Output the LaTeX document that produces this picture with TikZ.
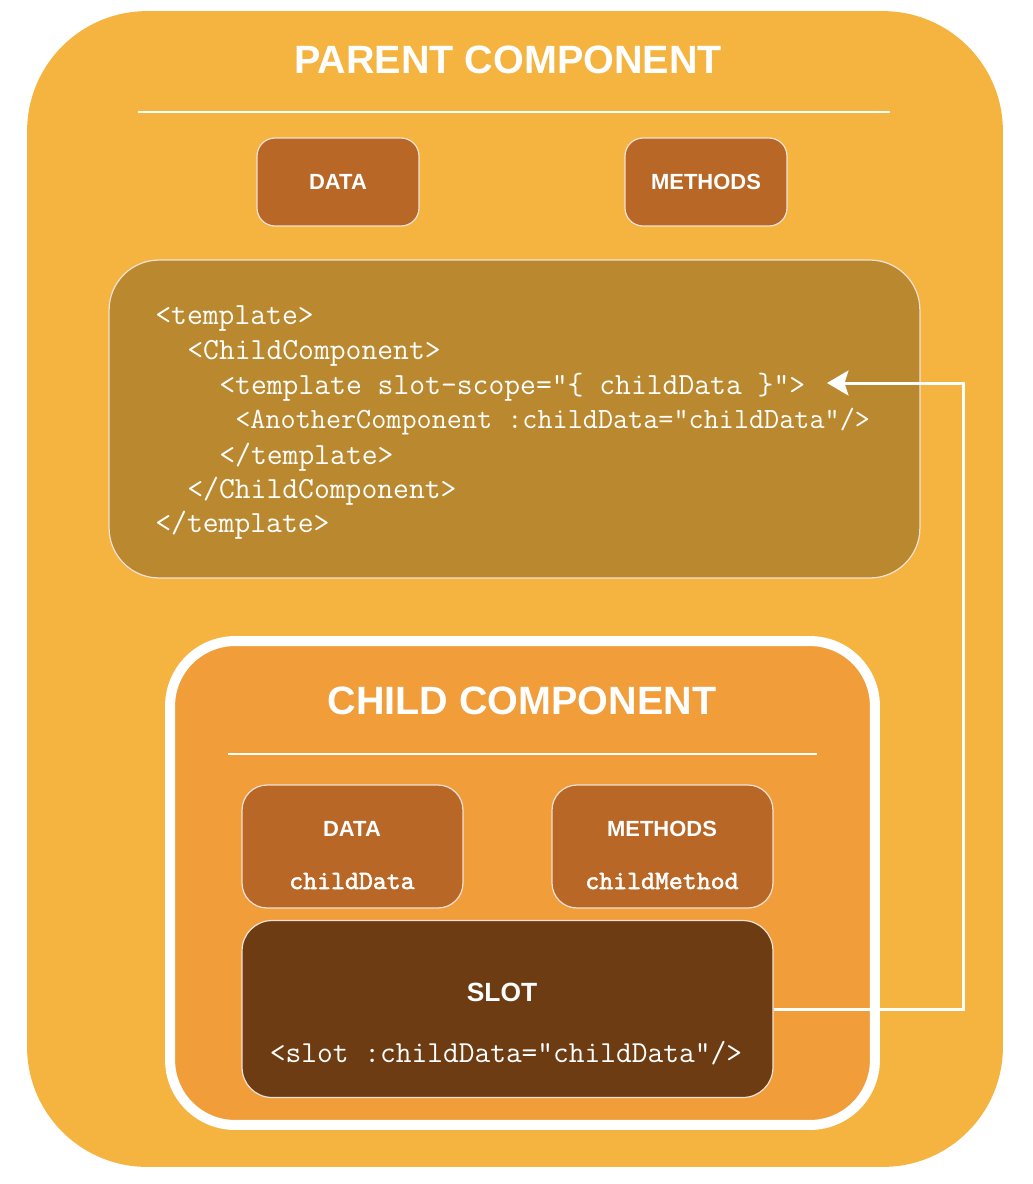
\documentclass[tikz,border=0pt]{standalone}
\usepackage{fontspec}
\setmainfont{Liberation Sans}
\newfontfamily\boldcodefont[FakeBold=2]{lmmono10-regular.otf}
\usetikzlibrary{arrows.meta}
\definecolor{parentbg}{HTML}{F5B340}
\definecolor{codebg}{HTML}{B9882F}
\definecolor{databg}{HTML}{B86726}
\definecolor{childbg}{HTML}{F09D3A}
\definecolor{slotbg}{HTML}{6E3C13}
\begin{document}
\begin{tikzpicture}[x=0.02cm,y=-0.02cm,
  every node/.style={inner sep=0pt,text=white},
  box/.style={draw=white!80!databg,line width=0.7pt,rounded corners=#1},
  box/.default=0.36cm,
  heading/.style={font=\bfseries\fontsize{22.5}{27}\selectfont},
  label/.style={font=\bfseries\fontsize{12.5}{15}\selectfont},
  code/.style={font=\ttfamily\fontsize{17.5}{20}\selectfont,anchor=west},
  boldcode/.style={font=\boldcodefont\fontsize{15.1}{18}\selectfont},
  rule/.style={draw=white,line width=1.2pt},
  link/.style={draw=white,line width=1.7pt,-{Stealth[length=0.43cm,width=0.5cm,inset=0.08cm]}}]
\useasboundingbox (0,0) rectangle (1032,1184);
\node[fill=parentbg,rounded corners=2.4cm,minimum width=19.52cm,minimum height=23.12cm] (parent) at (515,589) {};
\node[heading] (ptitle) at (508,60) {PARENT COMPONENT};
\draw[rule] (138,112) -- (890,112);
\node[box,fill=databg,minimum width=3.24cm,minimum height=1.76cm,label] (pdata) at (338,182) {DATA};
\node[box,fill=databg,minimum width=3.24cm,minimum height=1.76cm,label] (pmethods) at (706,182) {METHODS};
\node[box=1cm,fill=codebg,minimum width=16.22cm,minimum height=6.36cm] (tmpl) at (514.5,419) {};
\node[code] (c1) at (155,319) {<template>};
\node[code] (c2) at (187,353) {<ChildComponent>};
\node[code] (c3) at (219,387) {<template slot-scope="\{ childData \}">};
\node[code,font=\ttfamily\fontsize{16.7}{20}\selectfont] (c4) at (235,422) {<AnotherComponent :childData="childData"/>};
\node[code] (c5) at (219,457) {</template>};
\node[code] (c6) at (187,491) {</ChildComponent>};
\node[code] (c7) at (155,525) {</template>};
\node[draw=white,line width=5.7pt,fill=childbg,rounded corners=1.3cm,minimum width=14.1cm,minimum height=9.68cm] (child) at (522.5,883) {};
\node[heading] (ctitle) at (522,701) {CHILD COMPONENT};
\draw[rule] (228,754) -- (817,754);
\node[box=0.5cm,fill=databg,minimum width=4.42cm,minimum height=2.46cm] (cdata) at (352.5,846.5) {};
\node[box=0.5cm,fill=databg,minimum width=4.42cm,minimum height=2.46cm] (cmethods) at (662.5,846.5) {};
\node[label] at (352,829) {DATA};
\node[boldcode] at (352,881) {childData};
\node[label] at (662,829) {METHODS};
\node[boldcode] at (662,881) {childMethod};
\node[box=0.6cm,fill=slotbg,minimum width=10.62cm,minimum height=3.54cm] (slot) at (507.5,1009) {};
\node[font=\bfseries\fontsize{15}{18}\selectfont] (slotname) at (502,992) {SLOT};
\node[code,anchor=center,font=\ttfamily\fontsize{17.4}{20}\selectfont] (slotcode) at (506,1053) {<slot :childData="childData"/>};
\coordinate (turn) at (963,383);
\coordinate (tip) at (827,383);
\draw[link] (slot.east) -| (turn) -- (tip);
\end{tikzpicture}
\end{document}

> _Do this_:
Copy the data word for word. Pictures do not go in the copy.

> _Output of the task_:
Output the LaTeX document that produces this picture with TikZ.
\documentclass[tikz,border=0pt]{standalone}
\usepackage{fontspec}
\setmainfont{Liberation Sans}
\newfontfamily\boldcodefont[FakeBold=2]{lmmono10-regular.otf}
\usetikzlibrary{arrows.meta}
\definecolor{parentbg}{HTML}{F5B340}
\definecolor{codebg}{HTML}{B9882F}
\definecolor{databg}{HTML}{B86726}
\definecolor{childbg}{HTML}{F09D3A}
\definecolor{slotbg}{HTML}{6E3C13}
\begin{document}
\begin{tikzpicture}[x=0.02cm,y=-0.02cm,
  every node/.style={inner sep=0pt,text=white},
  box/.style={draw=white!80!databg,line width=0.7pt,rounded corners=#1},
  box/.default=0.36cm,
  heading/.style={font=\bfseries\fontsize{22.5}{27}\selectfont},
  label/.style={font=\bfseries\fontsize{12.5}{15}\selectfont},
  code/.style={font=\ttfamily\fontsize{17.5}{20}\selectfont,anchor=west},
  boldcode/.style={font=\boldcodefont\fontsize{15.1}{18}\selectfont},
  rule/.style={draw=white,line width=1.2pt},
  link/.style={draw=white,line width=1.7pt,-{Stealth[length=0.43cm,width=0.5cm,inset=0.08cm]}}]
\useasboundingbox (0,0) rectangle (1032,1184);
\node[fill=parentbg,rounded corners=2.4cm,minimum width=19.52cm,minimum height=23.12cm] (parent) at (515,589) {};
\node[heading] (ptitle) at (508,60) {PARENT COMPONENT};
\draw[rule] (138,112) -- (890,112);
\node[box,fill=databg,minimum width=3.24cm,minimum height=1.76cm,label] (pdata) at (338,182) {DATA};
\node[box,fill=databg,minimum width=3.24cm,minimum height=1.76cm,label] (pmethods) at (706,182) {METHODS};
\node[box=1cm,fill=codebg,minimum width=16.22cm,minimum height=6.36cm] (tmpl) at (514.5,419) {};
\node[code] (c1) at (155,319) {<template>};
\node[code] (c2) at (187,353) {<ChildComponent>};
\node[code] (c3) at (219,387) {<template slot-scope="\{ childData \}">};
\node[code,font=\ttfamily\fontsize{16.7}{20}\selectfont] (c4) at (235,422) {<AnotherComponent :childData="childData"/>};
\node[code] (c5) at (219,457) {</template>};
\node[code] (c6) at (187,491) {</ChildComponent>};
\node[code] (c7) at (155,525) {</template>};
\node[draw=white,line width=5.7pt,fill=childbg,rounded corners=1.3cm,minimum width=14.1cm,minimum height=9.68cm] (child) at (522.5,883) {};
\node[heading] (ctitle) at (522,701) {CHILD COMPONENT};
\draw[rule] (228,754) -- (817,754);
\node[box=0.5cm,fill=databg,minimum width=4.42cm,minimum height=2.46cm] (cdata) at (352.5,846.5) {};
\node[box=0.5cm,fill=databg,minimum width=4.42cm,minimum height=2.46cm] (cmethods) at (662.5,846.5) {};
\node[label] at (352,829) {DATA};
\node[boldcode] at (352,881) {childData};
\node[label] at (662,829) {METHODS};
\node[boldcode] at (662,881) {childMethod};
\node[box=0.6cm,fill=slotbg,minimum width=10.62cm,minimum height=3.54cm] (slot) at (507.5,1009) {};
\node[font=\bfseries\fontsize{15}{18}\selectfont] (slotname) at (502,992) {SLOT};
\node[code,anchor=center,font=\ttfamily\fontsize{17.4}{20}\selectfont] (slotcode) at (506,1053) {<slot :childData="childData"/>};
\coordinate (turn) at (963,383);
\coordinate (tip) at (827,383);
\draw[link] (slot.east) -| (turn) -- (tip);
\end{tikzpicture}
\end{document}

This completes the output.